Software & Data Management
Control and analysis are executed via YANRUN’s proprietary HMAS-Studio v5.x platform, running on an industrial-grade wall-mounted PC with real-time Linux kernel extensions. The software provides synchronized acquisition of force, displacement, temperature, image stream, and environmental parameters (gas flow, pressure, dew point) with timestamp alignment to ±100 µs. Raw data is stored in HDF5 format with embedded metadata (test protocol, calibration history, operator ID, instrument configuration), supporting reproducible reprocessing and third-party interoperability (MATLAB, Python via h5py). Advanced modules include automatic indentation detection with sub-pixel centroiding, crack-length quantification using edge-enhanced segmentation, dwell-time-dependent hardness decay fitting (Norton–Bazant models), and multi-parameter correlation dashboards for DOE-driven material optimization. Audit trails record all parameter changes, file exports, and user actions with SHA-256 hashing for integrity verification.
Applications
- Development and qualification of UHTCs (ZrB₂–SiC, HfC–graphite) for hypersonic leading edges and scramjet combustors.

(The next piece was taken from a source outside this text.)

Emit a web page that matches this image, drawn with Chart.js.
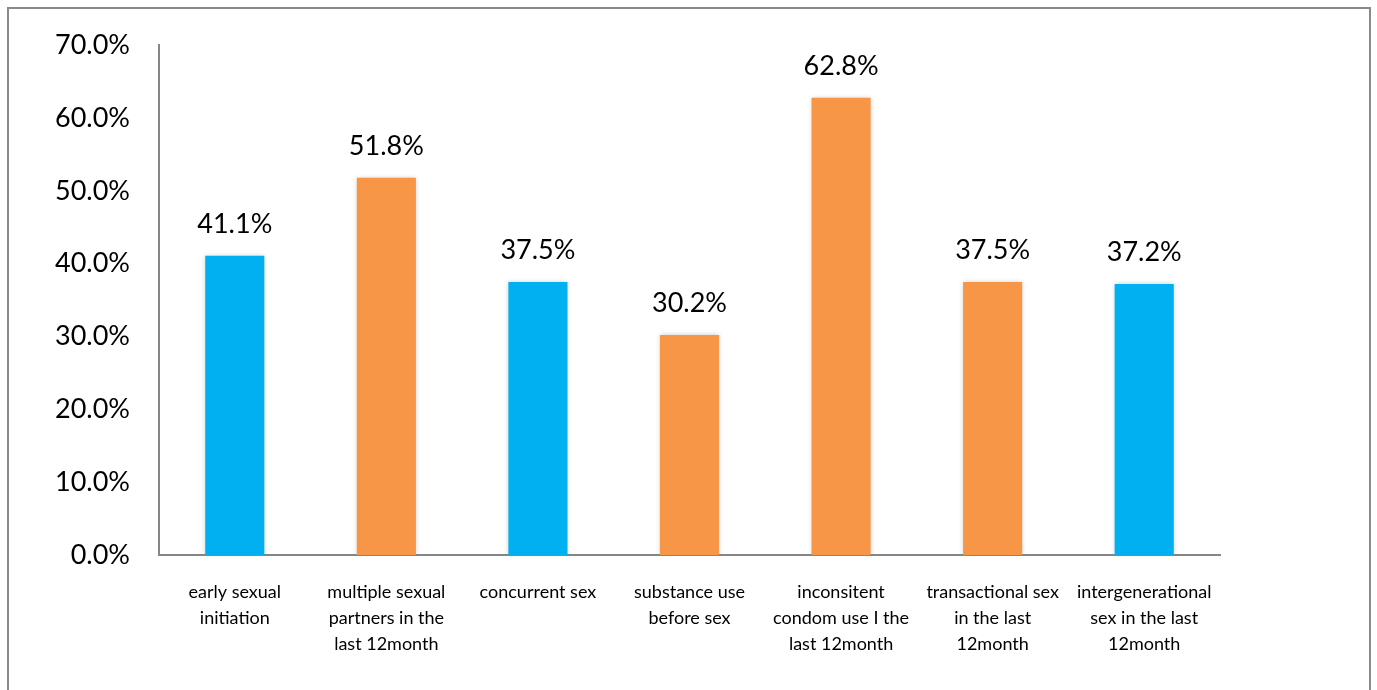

- Thermomechanical property mapping of nuclear-grade SiC/SiC composites under simulated LOCA (Loss-of-Coolant Accident) thermal transients.

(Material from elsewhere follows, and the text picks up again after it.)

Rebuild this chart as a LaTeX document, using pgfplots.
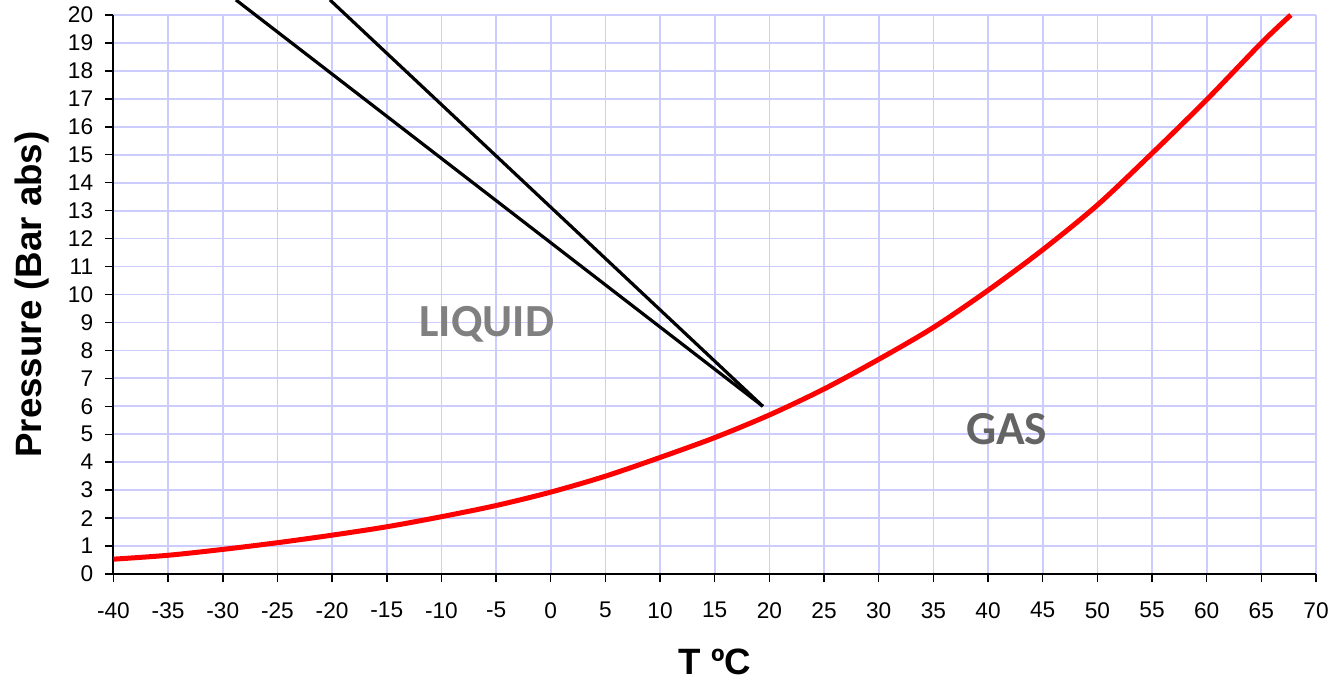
\documentclass[border=0pt]{standalone}
\usepackage{fontspec}
\setmainfont{Liberation Sans}
\newfontfamily\carlito{Carlito}
\usepackage{pgfplots}
\pgfplotsset{compat=1.18}
\definecolor{gridc}{RGB}{204,204,255}
\definecolor{liq}{RGB}{128,128,128}
\definecolor{gas}{RGB}{100,100,100}
\begin{document}
\begin{tikzpicture}
\begin{axis}[
  scale only axis, width=901.9pt, height=419.25pt,
  xmin=-40, xmax=70, ymin=0, ymax=20,
  xtick={-40,-35,...,70}, ytick={0,1,...,20},
  xticklabels={-40,-35,-30,-25,-20,-15,-10,-5,0,5,10,15,20,25,30,35,40,45,50,55,60,65,70},
  /pgf/number format/assume math mode=true,
  axis x line*=bottom, axis y line*=left,
  axis line style={line width=1.5pt, -},
  tick align=outside, major tick length=6pt,
  tick style={line width=1.1pt, black},
  grid=major, grid style={gridc, line width=1.3pt},
  clip=false,
  ticklabel style={font=\fontsize{17}{20}\selectfont, inner sep=0pt},
  xticklabel style={anchor=north, yshift=-15pt},
  yticklabel style={anchor=east, xshift=-9pt},
  xlabel={T ºC}, ylabel={Pressure (Bar abs)},
  label style={font=\bfseries\fontsize{27.5}{33}\selectfont, inner sep=0pt},
  xlabel style={at={(rel axis cs:0.5,0)}, anchor=base, yshift=-75pt},
  ylabel style={at={([xshift=-54pt]rel axis cs:0,0.5)}, anchor=base},
]
\addplot[red, line width=3.75pt, smooth, tension=0.5] coordinates {
(-40,0.53) (-35,0.67) (-30,0.88) (-25,1.12) (-20,1.39) (-15,1.69) (-10,2.05)
(-5,2.45) (0,2.93) (5,3.50) (10,4.17) (15,4.88) (20,5.69) (25,6.62) (30,7.68)
(35,8.82) (40,10.15) (45,11.6) (50,13.2) (55,15.05) (60,16.97) (65,19.0) (67.7,20.0)
};
\addplot[black, line width=2.4pt] coordinates {(19.4,6.0) (-28.8,20.54)};
\addplot[black, line width=2.4pt] coordinates {(19.4,6.0) (-20.2,20.54)};
\node[anchor=base west, inner sep=0pt, font=\carlito\bfseries\fontsize{34.5}{40}\selectfont, text=liq] at (axis cs:-12.03,8.49) {LIQUID};
\node[anchor=base west, inner sep=0pt, font=\carlito\bfseries\fontsize{35.5}{40}\selectfont, text=gas] at (axis cs:37.97,4.65) {GAS};
\end{axis}
\pgfresetboundingbox
\path[use as bounding box] ([xshift=-85.1pt, yshift=-79.5pt]current axis.south west) rectangle ([xshift=12pt, yshift=11.25pt]current axis.north east);
\end{tikzpicture}
\end{document}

- In-situ evaluation of interfacial degradation in thermal barrier coating (TBC) systems (YSZ/bond coat/superalloy) during cyclic oxidation.
- Creep–plasticity coupling analysis in Ni-based single-crystal turbine blade alloys above 0.8 Tm.
- Fracture mechanics parameter extraction (KIC, R-curve behavior) in brittle oxides and borides at service-relevant temperatures.
- Validation of phase-field and crystal plasticity finite element (CPFEM) models against experimentally derived indentation pile-up/sink-in metrics.
FAQ
What is the maximum allowable dwell time at 1600 °C?
The system supports uninterrupted dwell periods of up to 72 hours at 1600 °C, with active thermal drift compensation and real-time load recalibration enabled throughout.
Can the instrument perform hardness testing under controlled atmospheres other than argon?
Yes—optional vacuum integration (10−3 Pa base pressure) and reactive gas dosing (e.g., O2, CO, H2) enable oxidation, carburization, or nitridation-coupled mechanical testing.
Is remote operation supported for hazardous or shielded environments?
Fully supported via fiber-optic isolated Ethernet interface; control station can be located up to 100 m from the main unit, with radiation-hardened variants available for hot-cell deployment.
How is force calibration maintained at elevated temperatures?
A high-temperature load cell (rated to 1700 °C) undergoes in-situ zero-point and span verification prior to each test sequence using a secondary reference transducer mounted outside the furnace zone.
Does the system comply with ISO/IEC 17025 requirements for accredited testing laboratories?
Yes—calibration certificates, uncertainty budgets (k=2), and procedural SOPs are provided per ISO/IEC 17025:2017 Annex A.3, with optional third-party accreditation support services available.